Establish a baseline for what constitutes normal production for each season. For example, you’ll naturally produce more energy on a clear day in July than on a cloudy day in December. However, if you notice a sudden, significant drop in production on a sunny day compared to the same time last year, it’s a red flag. This could indicate a string of panels has been shaded by a new tree branch, a fuse has blown, or a connector has failed. Catching these issues early through monitoring can prevent prolonged energy loss. Many advanced systems can even send you automatic alerts when production falls below a set threshold.
Environmental Factors and Seasonal Considerations
Your local environment dictates your specific maintenance schedule.

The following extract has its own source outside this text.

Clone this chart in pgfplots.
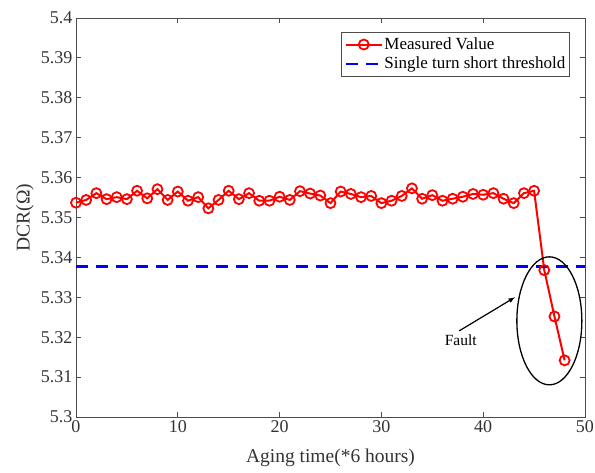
\documentclass[border=0pt]{standalone}
\usepackage{fontspec}
\setmainfont{Liberation Serif}
\usepackage{pgfplots}
\pgfplotsset{compat=1.18}
\begin{document}
\begin{tikzpicture}[x=1pt,y=1pt]
\useasboundingbox (-76,-56) rectangle (519,417);
\begin{axis}[
  at={(0,0)}, anchor=south west,
  scale only axis, width=509pt, height=399pt,
  xmin=0, xmax=50, ymin=5.3, ymax=5.4,
  xtick={0,10,...,50},
  ytick={5.3,5.31,5.32,5.33,5.34,5.35,5.36,5.37,5.38,5.39,5.4},
  yticklabels={5.3,5.31,5.32,5.33,5.34,5.35,5.36,5.37,5.38,5.39,5.4},
  /pgf/number format/assume math mode=true,
  tick align=inside, tick pos=both,
  major tick length=5pt,
  axis line style={draw=black!70, line width=0.9pt},
  every tick/.style={draw=black!70, line width=0.9pt},
  tick label style={font=\fontsize{18}{20}\selectfont, text=black!80},
  xlabel={Aging time(*6 hours)},
  ylabel={DCR(Ω)},
  label style={font=\fontsize{19.5}{22}\selectfont, text=black!80},
  xlabel style={at={(axis description cs:0.5,0)}, anchor=center, yshift=-41pt},
  ylabel style={at={(axis description cs:0,0.5)}, anchor=center, yshift=51pt},
  legend style={at={(rel axis cs:0.971,0.965)}, anchor=north east,
    draw=black!70, line width=0.8pt, fill=white,
    font=\fontsize{17}{19}\selectfont, inner xsep=3pt, inner ysep=4pt,
    row sep=3pt, legend cell align=left,
    nodes={inner xsep=1.5pt, inner ysep=1.5pt}},
  legend image code/.code={
    \draw[#1] (0pt,0pt) -- (36pt,0pt);
    \draw[#1, only marks] plot coordinates {(18pt,0pt)};
  },
  clip=false,
]
\addplot[red, line width=2pt, mark=o, mark size=5pt,
  mark options={line width=1.8pt, solid}] coordinates {
(0,5.3537) (1,5.3544) (2,5.3561) (3,5.3546) (4,5.3551) (5,5.3546)
(6,5.3567) (7,5.3548) (8,5.3571) (9,5.3544) (10,5.3565) (11,5.3542)
(12,5.3551) (13,5.3523) (14,5.3544) (15,5.3567) (16,5.3546) (17,5.3561)
(18,5.3542) (19,5.3542) (20,5.3552) (21,5.3544) (22,5.3566) (23,5.3560)
(24,5.3555) (25,5.3536) (26,5.3565) (27,5.3559) (28,5.3551) (29,5.3554)
(30,5.3536) (31,5.3542) (32,5.3554) (33,5.3573) (34,5.3547) (35,5.3556)
(36,5.3542) (37,5.3547) (38,5.3552) (39,5.3559) (40,5.3557) (41,5.3561)
(42,5.3547) (43,5.3536) (44,5.3561) (45,5.3567) (46,5.3368) (47,5.3252)
(48,5.3142)
};
\addlegendentry{Measured Value}
\addplot[blue, line width=2.4pt, dash pattern=on 12pt off 8pt] coordinates {(0,5.3377) (50,5.3377)};
\addlegendentry{Single turn short threshold}
\draw[black, line width=1.3pt] (axis cs:46.5,5.3241) ellipse [x radius=32.5pt, y radius=64pt];
\draw[black, line width=1.2pt, -latex] (axis cs:37.65,5.3216) -- (axis cs:43.12,5.3300);
\node[font=\fontsize{15.5}{17}\selectfont, anchor=center, inner sep=0pt] at (axis cs:37.8,5.3193) {Fault};
\end{axis}
\end{tikzpicture}
\end{document}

Here’s how different factors play a role:
Snow: In snowy climates, a heavy accumulation can completely halt energy production. The good news is that Polycrystalline Solar Panels are dark and designed to absorb heat, so they often melt light snowfalls quickly. For heavier snow, a soft snow rake with a foam head can be used carefully to avoid scratching the glass. Never use metal tools. It’s important to note that the angled mounting of panels helps snow slide off naturally.
Leaves and Debris: If your roof is near deciduous trees, autumn will require more frequent checks to ensure leaves aren’t accumulating along the bottom edge of the panel rows, creating a “hard shade” that can disable entire sections of the array.
Pest Control: Birds and squirrels sometimes like to nest under solar panels, which can lead to wiring damage and droppings that are difficult to remove. Installing pest deterrents like mesh barriers around the array during the initial installation or as a retrofit can prevent this problem entirely.
Component Lifespan and Replacement Expectations
Understanding the lifespan of different components helps in planning for future maintenance costs. The panels themselves are the most durable part, with most manufacturers offering performance warranties guaranteeing 80-85% output after 25 years. The inverter, however, is the workhorse of the system and has a shorter lifespan.
- Polycrystalline Panels: 25-30+ year functional lifespan.
- String Inverters: Typically need replacement after 10-15 years.
- Microinverters: Often come with a 25-year warranty, matching the panels, as they are mounted on each panel and experience less thermal stress.
- Racking/Mounting: Made of aluminum and stainless steel, it should last the lifetime of the system if properly installed.
Budgeting for an inverter replacement midway through your system’s life is a prudent part of long-term maintenance planning. Keeping a log of all inspections, cleanings, and any repairs provides a valuable history for troubleshooting and can be beneficial for insurance or if you decide to sell your property.